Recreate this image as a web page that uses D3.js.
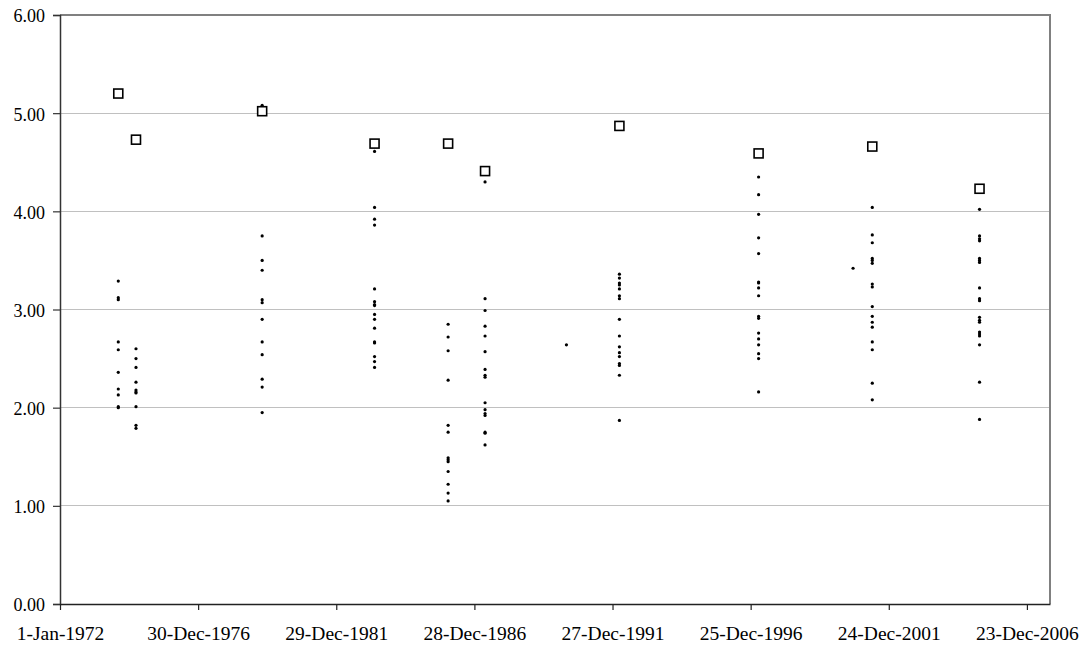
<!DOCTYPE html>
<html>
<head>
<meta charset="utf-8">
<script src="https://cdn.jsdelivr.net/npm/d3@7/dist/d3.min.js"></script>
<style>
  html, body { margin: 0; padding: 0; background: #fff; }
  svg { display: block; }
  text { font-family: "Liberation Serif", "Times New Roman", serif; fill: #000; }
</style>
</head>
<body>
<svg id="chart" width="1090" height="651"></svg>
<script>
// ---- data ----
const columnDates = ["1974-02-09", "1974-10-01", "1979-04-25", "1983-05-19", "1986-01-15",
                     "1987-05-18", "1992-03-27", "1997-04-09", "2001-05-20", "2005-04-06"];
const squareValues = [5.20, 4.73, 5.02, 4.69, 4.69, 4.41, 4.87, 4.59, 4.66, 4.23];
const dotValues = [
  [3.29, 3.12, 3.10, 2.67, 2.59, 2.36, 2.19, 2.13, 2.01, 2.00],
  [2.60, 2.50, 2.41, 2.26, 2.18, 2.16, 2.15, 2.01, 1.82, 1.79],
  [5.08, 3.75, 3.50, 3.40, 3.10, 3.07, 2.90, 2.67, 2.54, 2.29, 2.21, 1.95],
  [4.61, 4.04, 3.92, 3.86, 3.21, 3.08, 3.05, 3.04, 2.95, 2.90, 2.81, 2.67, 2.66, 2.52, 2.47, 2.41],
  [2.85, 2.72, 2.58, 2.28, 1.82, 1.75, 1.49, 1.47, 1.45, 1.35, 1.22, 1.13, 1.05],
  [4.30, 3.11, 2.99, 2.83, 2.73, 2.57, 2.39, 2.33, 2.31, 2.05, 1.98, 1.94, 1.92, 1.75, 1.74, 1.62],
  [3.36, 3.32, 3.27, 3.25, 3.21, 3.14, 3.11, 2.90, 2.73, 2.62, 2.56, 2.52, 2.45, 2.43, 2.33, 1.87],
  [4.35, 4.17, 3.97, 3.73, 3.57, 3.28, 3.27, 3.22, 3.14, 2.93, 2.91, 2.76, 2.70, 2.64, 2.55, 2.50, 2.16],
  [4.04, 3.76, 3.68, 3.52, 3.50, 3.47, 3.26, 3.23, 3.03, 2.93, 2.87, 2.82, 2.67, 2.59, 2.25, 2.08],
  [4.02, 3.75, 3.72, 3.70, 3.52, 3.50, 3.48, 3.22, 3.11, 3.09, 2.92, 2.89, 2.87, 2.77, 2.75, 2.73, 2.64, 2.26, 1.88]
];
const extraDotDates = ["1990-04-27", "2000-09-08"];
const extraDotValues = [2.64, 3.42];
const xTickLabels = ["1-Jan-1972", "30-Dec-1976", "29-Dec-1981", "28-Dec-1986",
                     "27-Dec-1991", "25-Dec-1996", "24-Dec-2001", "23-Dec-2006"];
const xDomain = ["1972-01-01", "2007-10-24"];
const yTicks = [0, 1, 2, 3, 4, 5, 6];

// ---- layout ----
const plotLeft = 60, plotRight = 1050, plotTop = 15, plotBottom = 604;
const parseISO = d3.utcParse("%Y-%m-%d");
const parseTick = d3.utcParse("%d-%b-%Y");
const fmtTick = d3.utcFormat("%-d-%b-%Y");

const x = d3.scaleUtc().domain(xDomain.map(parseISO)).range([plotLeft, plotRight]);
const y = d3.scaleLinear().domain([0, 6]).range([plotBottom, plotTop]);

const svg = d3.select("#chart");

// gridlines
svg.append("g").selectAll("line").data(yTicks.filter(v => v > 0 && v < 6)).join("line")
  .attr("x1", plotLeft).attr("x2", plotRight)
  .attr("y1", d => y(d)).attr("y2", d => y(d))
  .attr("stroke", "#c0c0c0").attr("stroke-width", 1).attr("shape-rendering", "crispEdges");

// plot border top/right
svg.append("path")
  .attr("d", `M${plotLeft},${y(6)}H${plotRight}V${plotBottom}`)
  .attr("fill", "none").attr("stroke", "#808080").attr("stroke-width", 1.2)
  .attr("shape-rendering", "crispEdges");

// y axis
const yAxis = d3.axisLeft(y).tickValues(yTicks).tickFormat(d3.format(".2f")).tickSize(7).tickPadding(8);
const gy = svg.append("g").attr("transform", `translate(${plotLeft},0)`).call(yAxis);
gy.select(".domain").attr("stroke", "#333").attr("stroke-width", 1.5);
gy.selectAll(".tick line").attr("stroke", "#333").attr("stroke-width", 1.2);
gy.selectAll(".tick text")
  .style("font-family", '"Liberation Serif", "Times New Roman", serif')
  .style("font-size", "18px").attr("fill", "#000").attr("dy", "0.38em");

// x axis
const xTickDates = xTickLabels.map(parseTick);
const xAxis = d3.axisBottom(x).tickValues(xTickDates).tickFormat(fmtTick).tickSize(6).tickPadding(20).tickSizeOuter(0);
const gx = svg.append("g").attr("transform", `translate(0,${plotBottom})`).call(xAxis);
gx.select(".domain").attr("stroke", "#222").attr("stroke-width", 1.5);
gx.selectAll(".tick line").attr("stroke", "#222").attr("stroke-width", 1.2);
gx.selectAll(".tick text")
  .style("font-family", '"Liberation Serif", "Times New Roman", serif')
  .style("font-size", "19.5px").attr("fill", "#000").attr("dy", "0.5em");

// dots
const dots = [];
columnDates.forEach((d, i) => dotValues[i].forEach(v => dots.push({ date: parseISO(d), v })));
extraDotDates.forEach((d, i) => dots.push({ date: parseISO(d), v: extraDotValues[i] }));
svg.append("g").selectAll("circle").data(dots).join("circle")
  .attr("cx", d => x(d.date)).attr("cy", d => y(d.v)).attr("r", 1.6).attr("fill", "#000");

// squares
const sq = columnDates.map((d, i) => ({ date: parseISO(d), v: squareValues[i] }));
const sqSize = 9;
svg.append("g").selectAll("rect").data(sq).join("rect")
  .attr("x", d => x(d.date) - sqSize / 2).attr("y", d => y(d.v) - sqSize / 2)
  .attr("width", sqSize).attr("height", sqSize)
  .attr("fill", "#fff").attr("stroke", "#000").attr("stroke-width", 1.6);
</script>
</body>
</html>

* * * * * * *

STATED EXERCISE: Reproduce each line word for word and drop the pictures.

SOLUTION FOR THIS PROBLEM:
Recreate this image as a web page that uses D3.js.
<!DOCTYPE html>
<html>
<head>
<meta charset="utf-8">
<script src="https://cdn.jsdelivr.net/npm/d3@7/dist/d3.min.js"></script>
<style>
  html, body { margin: 0; padding: 0; background: #fff; }
  svg { display: block; }
  text { font-family: "Liberation Serif", "Times New Roman", serif; fill: #000; }
</style>
</head>
<body>
<svg id="chart" width="1090" height="651"></svg>
<script>
// ---- data ----
const columnDates = ["1974-02-09", "1974-10-01", "1979-04-25", "1983-05-19", "1986-01-15",
                     "1987-05-18", "1992-03-27", "1997-04-09", "2001-05-20", "2005-04-06"];
const squareValues = [5.20, 4.73, 5.02, 4.69, 4.69, 4.41, 4.87, 4.59, 4.66, 4.23];
const dotValues = [
  [3.29, 3.12, 3.10, 2.67, 2.59, 2.36, 2.19, 2.13, 2.01, 2.00],
  [2.60, 2.50, 2.41, 2.26, 2.18, 2.16, 2.15, 2.01, 1.82, 1.79],
  [5.08, 3.75, 3.50, 3.40, 3.10, 3.07, 2.90, 2.67, 2.54, 2.29, 2.21, 1.95],
  [4.61, 4.04, 3.92, 3.86, 3.21, 3.08, 3.05, 3.04, 2.95, 2.90, 2.81, 2.67, 2.66, 2.52, 2.47, 2.41],
  [2.85, 2.72, 2.58, 2.28, 1.82, 1.75, 1.49, 1.47, 1.45, 1.35, 1.22, 1.13, 1.05],
  [4.30, 3.11, 2.99, 2.83, 2.73, 2.57, 2.39, 2.33, 2.31, 2.05, 1.98, 1.94, 1.92, 1.75, 1.74, 1.62],
  [3.36, 3.32, 3.27, 3.25, 3.21, 3.14, 3.11, 2.90, 2.73, 2.62, 2.56, 2.52, 2.45, 2.43, 2.33, 1.87],
  [4.35, 4.17, 3.97, 3.73, 3.57, 3.28, 3.27, 3.22, 3.14, 2.93, 2.91, 2.76, 2.70, 2.64, 2.55, 2.50, 2.16],
  [4.04, 3.76, 3.68, 3.52, 3.50, 3.47, 3.26, 3.23, 3.03, 2.93, 2.87, 2.82, 2.67, 2.59, 2.25, 2.08],
  [4.02, 3.75, 3.72, 3.70, 3.52, 3.50, 3.48, 3.22, 3.11, 3.09, 2.92, 2.89, 2.87, 2.77, 2.75, 2.73, 2.64, 2.26, 1.88]
];
const extraDotDates = ["1990-04-27", "2000-09-08"];
const extraDotValues = [2.64, 3.42];
const xTickLabels = ["1-Jan-1972", "30-Dec-1976", "29-Dec-1981", "28-Dec-1986",
                     "27-Dec-1991", "25-Dec-1996", "24-Dec-2001", "23-Dec-2006"];
const xDomain = ["1972-01-01", "2007-10-24"];
const yTicks = [0, 1, 2, 3, 4, 5, 6];

// ---- layout ----
const plotLeft = 60, plotRight = 1050, plotTop = 15, plotBottom = 604;
const parseISO = d3.utcParse("%Y-%m-%d");
const parseTick = d3.utcParse("%d-%b-%Y");
const fmtTick = d3.utcFormat("%-d-%b-%Y");

const x = d3.scaleUtc().domain(xDomain.map(parseISO)).range([plotLeft, plotRight]);
const y = d3.scaleLinear().domain([0, 6]).range([plotBottom, plotTop]);

const svg = d3.select("#chart");

// gridlines
svg.append("g").selectAll("line").data(yTicks.filter(v => v > 0 && v < 6)).join("line")
  .attr("x1", plotLeft).attr("x2", plotRight)
  .attr("y1", d => y(d)).attr("y2", d => y(d))
  .attr("stroke", "#c0c0c0").attr("stroke-width", 1).attr("shape-rendering", "crispEdges");

// plot border top/right
svg.append("path")
  .attr("d", `M${plotLeft},${y(6)}H${plotRight}V${plotBottom}`)
  .attr("fill", "none").attr("stroke", "#808080").attr("stroke-width", 1.2)
  .attr("shape-rendering", "crispEdges");

// y axis
const yAxis = d3.axisLeft(y).tickValues(yTicks).tickFormat(d3.format(".2f")).tickSize(7).tickPadding(8);
const gy = svg.append("g").attr("transform", `translate(${plotLeft},0)`).call(yAxis);
gy.select(".domain").attr("stroke", "#333").attr("stroke-width", 1.5);
gy.selectAll(".tick line").attr("stroke", "#333").attr("stroke-width", 1.2);
gy.selectAll(".tick text")
  .style("font-family", '"Liberation Serif", "Times New Roman", serif')
  .style("font-size", "18px").attr("fill", "#000").attr("dy", "0.38em");

// x axis
const xTickDates = xTickLabels.map(parseTick);
const xAxis = d3.axisBottom(x).tickValues(xTickDates).tickFormat(fmtTick).tickSize(6).tickPadding(20).tickSizeOuter(0);
const gx = svg.append("g").attr("transform", `translate(0,${plotBottom})`).call(xAxis);
gx.select(".domain").attr("stroke", "#222").attr("stroke-width", 1.5);
gx.selectAll(".tick line").attr("stroke", "#222").attr("stroke-width", 1.2);
gx.selectAll(".tick text")
  .style("font-family", '"Liberation Serif", "Times New Roman", serif')
  .style("font-size", "19.5px").attr("fill", "#000").attr("dy", "0.5em");

// dots
const dots = [];
columnDates.forEach((d, i) => dotValues[i].forEach(v => dots.push({ date: parseISO(d), v })));
extraDotDates.forEach((d, i) => dots.push({ date: parseISO(d), v: extraDotValues[i] }));
svg.append("g").selectAll("circle").data(dots).join("circle")
  .attr("cx", d => x(d.date)).attr("cy", d => y(d.v)).attr("r", 1.6).attr("fill", "#000");

// squares
const sq = columnDates.map((d, i) => ({ date: parseISO(d), v: squareValues[i] }));
const sqSize = 9;
svg.append("g").selectAll("rect").data(sq).join("rect")
  .attr("x", d => x(d.date) - sqSize / 2).attr("y", d => y(d.v) - sqSize / 2)
  .attr("width", sqSize).attr("height", sqSize)
  .attr("fill", "#fff").attr("stroke", "#000").attr("stroke-width", 1.6);
</script>
</body>
</html>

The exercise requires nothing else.